Überrascht las ich im Protokoll zum „Bürgerstammtisch“ des Grünen Ortsverbandes Obernburg einen weiteren kleinen Seitenhieb. Dieses Mal aber in Richtung der 4. Gewalt: „Ansgar schreibt dieses Mal keinen Pressebericht da er höchstwahrscheinlich nicht im Main-Echo veröffentlicht wird. (KV-Vorstand und KT-Fraktion waren über die Änderungen der Redaktion im Oktober von Presse informiert worden)“. Selbst die Kollegen aus dem linken Lager scheinen ihre Erfahrungen mit dem medialen Korrektiv der Gewalten gemacht zu haben. Diese Art der Resignation stimmt mich nicht beruhigt, sondern ich hege ein gewisses mitleidiges Verständnis für die von grüner Feder beschriebene Situation.
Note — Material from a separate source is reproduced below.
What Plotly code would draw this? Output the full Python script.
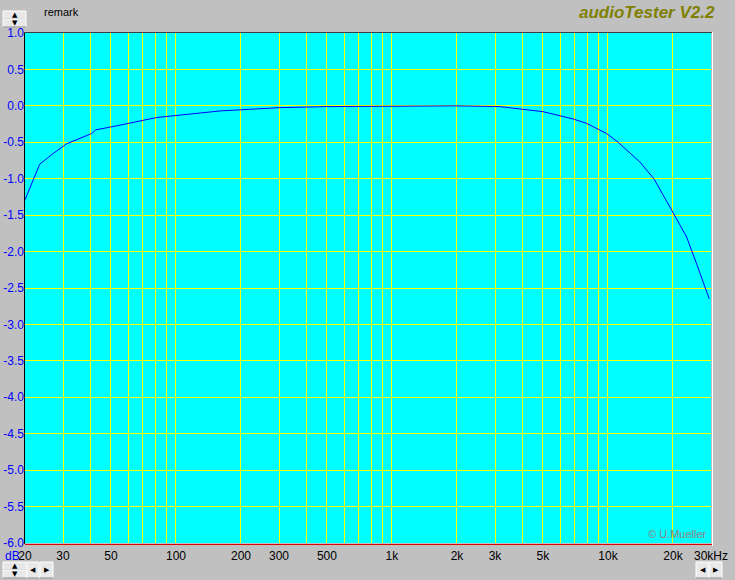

Eine Bemerkung aus dem Protokoll der Bezirksversammlung Ende November 2009 stimmt mich dann noch konzilianter. „Angenehm überrascht ist Hans-Josef über die Feststellung, dass Minister Röttgen GRÜNE Politik macht. Dies ist natürlich sehr erfreulich und positiv, birgt jedoch die Gefahr, dass GRÜNE Politik übernommen wird und wir somit überflüssig werden. Oder sollte damit „schwarz/GRÜN“ vorbereitet werden?? Wir müssen unser Profil stärken und uns klar absetzen! Auch Minister Brüderle wünscht sich angeblich 100% Erneuerbare Energien!“. Schön, dass man den Bürgerlichen eine nachhaltige Politik zutraut!
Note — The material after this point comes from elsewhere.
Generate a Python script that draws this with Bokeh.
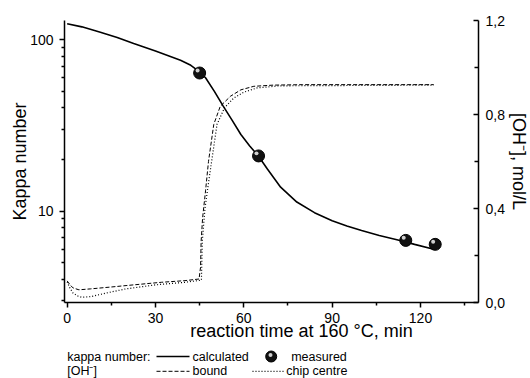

Genau wie Horst Seehofer der SPD bei seiner Wahl zu Ministerpräsidenten zu recht vorgehalten hat, dass es unzureichend und einer ordentlichen Opposition unangemessen sei, nur aus Zeitungsartikeln zu zitieren, nehme ich dies auch als Mahnung. In diesem Bewusstsein, lasse ich für heute das Zitieren aus Protokollen und will deshalb auch sehr versöhnlich enden. Die politische Meinungsvielfalt und das Ringen um den richtigen Weg gehören unabdingbar zur Demokratie. Ich freue mich auch in Zukunft auf die Diskussion mit den Grünen. Horst Seehofer beschrieb es deutlich: „Wir sollten nicht gegen den Diskurs sein. Der Diskurs ist notwendig, auch in der Kontrolle, auch wenn man den richtigen Weg finden will. Eines sollten wir uns gemeinsam für die Zukunft vornehmen, nämlich dass wir den Wettstreit mit Argumenten führen und nicht durch die persönliche Herabsetzung. Ich glaube (…) wenn wir uns nicht in erster Linie mit persönlichen Bewertungen, Geringschätzungen und Herabsetzungen beschäftigen, sondern mit dem Argument, dann werden wir gemeinsam dazu beitragen können, dass unser aller Ansehen, an dem wir alle parteiübergreifend Interesse haben müssen, in den Kreisen, denen wir unser Mandat verdanken – das ist der Souverän, das Volk – wieder zunimmt“. Da ich es mit Professor Dieter Weirich halte und keine Gegner, sondern nur kritische Partner kenne, gratuliere ich herzlich zum Geburtstag und bemühe mich als mein Geschenk um die besseren Argumente, keine Schläge!